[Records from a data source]
***

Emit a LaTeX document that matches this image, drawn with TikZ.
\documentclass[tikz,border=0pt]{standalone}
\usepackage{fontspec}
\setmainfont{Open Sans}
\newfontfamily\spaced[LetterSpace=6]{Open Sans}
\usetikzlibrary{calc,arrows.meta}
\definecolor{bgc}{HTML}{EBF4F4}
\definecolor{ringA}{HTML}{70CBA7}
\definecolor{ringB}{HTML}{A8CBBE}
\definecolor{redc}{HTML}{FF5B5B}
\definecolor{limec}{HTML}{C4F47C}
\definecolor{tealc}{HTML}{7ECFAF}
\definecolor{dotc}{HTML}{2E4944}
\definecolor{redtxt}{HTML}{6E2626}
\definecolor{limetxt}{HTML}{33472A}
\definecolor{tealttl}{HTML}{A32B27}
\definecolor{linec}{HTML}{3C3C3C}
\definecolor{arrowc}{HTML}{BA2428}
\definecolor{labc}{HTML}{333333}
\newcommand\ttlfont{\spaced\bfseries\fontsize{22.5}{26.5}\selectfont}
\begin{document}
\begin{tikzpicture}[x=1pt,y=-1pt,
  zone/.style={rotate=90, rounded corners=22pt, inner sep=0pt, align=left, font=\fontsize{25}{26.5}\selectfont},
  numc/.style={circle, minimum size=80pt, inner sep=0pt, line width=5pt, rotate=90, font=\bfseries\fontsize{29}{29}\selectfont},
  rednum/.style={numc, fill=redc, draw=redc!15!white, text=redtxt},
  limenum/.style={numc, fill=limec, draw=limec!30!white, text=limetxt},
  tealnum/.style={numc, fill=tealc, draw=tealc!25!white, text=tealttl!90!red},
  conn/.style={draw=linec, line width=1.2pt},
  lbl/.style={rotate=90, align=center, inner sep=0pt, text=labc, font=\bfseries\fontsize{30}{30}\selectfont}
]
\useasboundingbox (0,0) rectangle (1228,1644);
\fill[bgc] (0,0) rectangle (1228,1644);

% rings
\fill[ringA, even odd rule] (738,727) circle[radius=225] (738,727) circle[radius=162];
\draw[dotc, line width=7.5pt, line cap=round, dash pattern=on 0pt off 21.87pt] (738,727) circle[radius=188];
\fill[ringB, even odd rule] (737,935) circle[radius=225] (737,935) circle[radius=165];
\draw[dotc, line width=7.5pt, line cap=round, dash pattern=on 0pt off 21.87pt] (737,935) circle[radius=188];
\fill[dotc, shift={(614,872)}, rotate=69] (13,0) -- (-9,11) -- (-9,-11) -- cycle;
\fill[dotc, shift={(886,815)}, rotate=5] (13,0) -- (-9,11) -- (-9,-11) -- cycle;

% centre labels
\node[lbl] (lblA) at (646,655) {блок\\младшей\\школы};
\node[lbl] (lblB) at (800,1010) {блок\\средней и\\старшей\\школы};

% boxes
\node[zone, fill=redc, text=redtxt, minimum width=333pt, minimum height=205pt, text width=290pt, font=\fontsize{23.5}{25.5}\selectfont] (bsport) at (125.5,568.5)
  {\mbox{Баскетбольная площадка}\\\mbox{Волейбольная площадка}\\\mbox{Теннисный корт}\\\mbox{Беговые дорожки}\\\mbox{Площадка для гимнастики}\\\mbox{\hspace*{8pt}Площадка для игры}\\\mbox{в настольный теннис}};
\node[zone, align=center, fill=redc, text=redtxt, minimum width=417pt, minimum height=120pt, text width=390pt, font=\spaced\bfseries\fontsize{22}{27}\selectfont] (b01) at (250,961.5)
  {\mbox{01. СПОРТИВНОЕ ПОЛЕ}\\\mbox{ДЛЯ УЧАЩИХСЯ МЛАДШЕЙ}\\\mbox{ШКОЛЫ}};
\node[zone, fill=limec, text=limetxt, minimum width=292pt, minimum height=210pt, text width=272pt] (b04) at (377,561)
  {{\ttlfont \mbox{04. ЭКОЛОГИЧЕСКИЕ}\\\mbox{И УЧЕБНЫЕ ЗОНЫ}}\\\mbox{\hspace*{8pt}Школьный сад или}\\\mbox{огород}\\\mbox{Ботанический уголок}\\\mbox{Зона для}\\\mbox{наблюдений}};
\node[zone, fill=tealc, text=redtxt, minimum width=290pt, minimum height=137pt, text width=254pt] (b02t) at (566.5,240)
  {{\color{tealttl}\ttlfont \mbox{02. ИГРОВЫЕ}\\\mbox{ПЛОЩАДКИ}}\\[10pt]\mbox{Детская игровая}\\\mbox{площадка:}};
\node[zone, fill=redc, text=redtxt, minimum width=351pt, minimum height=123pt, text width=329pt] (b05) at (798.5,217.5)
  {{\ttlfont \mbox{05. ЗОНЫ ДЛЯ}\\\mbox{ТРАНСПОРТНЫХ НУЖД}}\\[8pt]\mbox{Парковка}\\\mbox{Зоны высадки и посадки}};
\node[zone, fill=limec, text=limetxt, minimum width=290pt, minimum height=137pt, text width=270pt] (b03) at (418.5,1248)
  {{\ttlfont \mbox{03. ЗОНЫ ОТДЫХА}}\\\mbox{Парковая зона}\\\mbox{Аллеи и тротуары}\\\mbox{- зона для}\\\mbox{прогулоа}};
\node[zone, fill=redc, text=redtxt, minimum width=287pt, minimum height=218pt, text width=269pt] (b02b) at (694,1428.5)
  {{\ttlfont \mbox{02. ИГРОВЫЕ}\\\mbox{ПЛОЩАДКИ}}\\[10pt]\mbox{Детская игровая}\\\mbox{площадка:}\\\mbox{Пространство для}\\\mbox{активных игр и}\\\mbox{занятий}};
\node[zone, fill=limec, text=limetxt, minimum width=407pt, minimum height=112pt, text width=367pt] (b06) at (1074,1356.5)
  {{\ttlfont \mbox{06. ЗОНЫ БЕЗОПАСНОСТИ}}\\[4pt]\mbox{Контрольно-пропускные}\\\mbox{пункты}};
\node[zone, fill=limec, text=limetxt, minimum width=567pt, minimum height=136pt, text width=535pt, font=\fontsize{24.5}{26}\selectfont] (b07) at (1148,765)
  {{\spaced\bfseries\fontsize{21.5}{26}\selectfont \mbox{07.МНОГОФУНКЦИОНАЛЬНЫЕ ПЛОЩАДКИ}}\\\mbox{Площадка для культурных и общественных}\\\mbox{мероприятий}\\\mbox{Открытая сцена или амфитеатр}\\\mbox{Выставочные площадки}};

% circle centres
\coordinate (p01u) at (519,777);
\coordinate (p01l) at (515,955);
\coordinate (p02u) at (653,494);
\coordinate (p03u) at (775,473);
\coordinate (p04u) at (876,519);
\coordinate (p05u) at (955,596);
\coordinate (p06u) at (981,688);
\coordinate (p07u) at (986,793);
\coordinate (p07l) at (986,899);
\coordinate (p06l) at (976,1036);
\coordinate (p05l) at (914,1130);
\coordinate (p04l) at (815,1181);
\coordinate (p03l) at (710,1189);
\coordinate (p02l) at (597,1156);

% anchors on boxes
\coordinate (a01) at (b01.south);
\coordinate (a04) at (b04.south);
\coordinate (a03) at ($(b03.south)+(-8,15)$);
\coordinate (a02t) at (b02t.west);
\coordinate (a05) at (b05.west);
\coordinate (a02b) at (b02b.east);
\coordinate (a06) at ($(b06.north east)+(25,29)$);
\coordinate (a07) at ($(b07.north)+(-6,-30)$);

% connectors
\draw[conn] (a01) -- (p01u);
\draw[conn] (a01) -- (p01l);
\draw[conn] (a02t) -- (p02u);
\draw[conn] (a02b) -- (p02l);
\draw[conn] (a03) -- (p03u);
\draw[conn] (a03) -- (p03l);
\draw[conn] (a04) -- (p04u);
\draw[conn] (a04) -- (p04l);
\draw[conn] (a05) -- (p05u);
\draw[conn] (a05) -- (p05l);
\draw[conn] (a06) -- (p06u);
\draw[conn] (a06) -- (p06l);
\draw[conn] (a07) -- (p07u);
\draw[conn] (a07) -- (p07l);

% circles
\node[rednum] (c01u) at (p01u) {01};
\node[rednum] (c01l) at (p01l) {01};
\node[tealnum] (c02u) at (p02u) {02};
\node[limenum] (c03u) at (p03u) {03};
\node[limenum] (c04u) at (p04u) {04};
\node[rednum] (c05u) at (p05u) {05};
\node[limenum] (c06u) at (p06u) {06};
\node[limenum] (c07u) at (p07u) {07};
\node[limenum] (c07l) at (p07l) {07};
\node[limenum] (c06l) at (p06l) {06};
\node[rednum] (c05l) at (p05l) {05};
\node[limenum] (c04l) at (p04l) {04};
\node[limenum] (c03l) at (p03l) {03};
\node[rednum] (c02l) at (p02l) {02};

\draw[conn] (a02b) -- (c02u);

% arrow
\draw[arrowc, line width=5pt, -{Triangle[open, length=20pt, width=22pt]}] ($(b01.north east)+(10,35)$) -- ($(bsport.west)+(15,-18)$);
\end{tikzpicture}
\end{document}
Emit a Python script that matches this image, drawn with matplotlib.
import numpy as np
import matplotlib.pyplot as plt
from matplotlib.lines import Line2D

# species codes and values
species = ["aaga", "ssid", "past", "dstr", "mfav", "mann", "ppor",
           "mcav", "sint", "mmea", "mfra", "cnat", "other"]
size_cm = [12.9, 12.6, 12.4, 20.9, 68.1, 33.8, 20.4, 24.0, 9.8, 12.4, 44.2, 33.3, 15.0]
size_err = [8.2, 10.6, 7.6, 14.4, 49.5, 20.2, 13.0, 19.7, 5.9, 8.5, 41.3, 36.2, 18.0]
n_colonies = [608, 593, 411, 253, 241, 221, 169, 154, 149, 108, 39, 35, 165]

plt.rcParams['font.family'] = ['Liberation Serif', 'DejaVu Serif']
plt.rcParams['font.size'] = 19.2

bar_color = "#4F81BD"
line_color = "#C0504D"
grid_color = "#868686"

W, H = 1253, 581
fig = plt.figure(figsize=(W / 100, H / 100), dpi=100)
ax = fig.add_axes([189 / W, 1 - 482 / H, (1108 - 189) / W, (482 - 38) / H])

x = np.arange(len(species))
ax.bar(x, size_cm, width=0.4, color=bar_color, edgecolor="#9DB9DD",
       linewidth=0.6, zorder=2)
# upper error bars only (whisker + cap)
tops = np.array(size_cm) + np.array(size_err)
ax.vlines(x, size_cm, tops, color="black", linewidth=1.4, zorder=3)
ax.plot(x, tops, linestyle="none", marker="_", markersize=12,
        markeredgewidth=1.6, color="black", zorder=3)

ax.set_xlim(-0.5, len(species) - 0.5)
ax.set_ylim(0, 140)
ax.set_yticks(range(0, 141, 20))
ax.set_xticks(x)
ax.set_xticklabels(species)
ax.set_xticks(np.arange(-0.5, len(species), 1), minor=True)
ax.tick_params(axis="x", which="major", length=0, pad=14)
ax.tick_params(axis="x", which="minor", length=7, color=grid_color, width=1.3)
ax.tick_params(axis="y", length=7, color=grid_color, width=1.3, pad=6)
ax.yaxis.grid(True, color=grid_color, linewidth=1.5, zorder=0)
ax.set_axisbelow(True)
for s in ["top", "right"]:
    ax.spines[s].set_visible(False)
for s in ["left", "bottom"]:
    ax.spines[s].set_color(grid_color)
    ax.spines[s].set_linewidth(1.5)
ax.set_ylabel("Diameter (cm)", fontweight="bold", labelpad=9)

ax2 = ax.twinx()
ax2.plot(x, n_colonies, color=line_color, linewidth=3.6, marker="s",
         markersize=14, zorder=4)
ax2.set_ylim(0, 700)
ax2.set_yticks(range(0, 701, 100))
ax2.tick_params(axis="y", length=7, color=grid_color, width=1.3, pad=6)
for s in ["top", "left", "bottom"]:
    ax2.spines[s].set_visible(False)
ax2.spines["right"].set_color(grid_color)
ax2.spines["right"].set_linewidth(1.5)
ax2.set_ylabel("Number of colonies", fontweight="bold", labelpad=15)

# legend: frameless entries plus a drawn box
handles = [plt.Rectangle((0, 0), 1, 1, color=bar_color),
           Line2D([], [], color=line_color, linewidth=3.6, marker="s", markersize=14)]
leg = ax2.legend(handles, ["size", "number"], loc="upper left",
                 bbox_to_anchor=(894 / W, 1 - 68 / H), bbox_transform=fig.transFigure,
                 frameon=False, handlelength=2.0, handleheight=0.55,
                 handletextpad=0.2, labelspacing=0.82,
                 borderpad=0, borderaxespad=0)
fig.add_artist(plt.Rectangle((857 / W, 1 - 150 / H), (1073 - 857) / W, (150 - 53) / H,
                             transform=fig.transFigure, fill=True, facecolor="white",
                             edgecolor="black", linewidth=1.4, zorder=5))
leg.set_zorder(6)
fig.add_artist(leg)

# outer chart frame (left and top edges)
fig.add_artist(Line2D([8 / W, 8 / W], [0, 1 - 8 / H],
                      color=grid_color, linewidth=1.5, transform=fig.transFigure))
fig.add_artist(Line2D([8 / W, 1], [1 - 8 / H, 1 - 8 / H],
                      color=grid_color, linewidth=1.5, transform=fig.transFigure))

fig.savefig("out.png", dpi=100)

***

What you will do: Nothing but the lines from the one with "Emit a Python" to the one with "ax = fig.add_axes([189" should be echoed, both of them included, exactly as written.

Task solution:
Emit a Python script that matches this image, drawn with matplotlib.
import numpy as np
import matplotlib.pyplot as plt
from matplotlib.lines import Line2D

# species codes and values
species = ["aaga", "ssid", "past", "dstr", "mfav", "mann", "ppor",
           "mcav", "sint", "mmea", "mfra", "cnat", "other"]
size_cm = [12.9, 12.6, 12.4, 20.9, 68.1, 33.8, 20.4, 24.0, 9.8, 12.4, 44.2, 33.3, 15.0]
size_err = [8.2, 10.6, 7.6, 14.4, 49.5, 20.2, 13.0, 19.7, 5.9, 8.5, 41.3, 36.2, 18.0]
n_colonies = [608, 593, 411, 253, 241, 221, 169, 154, 149, 108, 39, 35, 165]

plt.rcParams['font.family'] = ['Liberation Serif', 'DejaVu Serif']
plt.rcParams['font.size'] = 19.2

bar_color = "#4F81BD"
line_color = "#C0504D"
grid_color = "#868686"

W, H = 1253, 581
fig = plt.figure(figsize=(W / 100, H / 100), dpi=100)
ax = fig.add_axes([189 / W, 1 - 482 / H, (1108 - 189) / W, (482 - 38) / H])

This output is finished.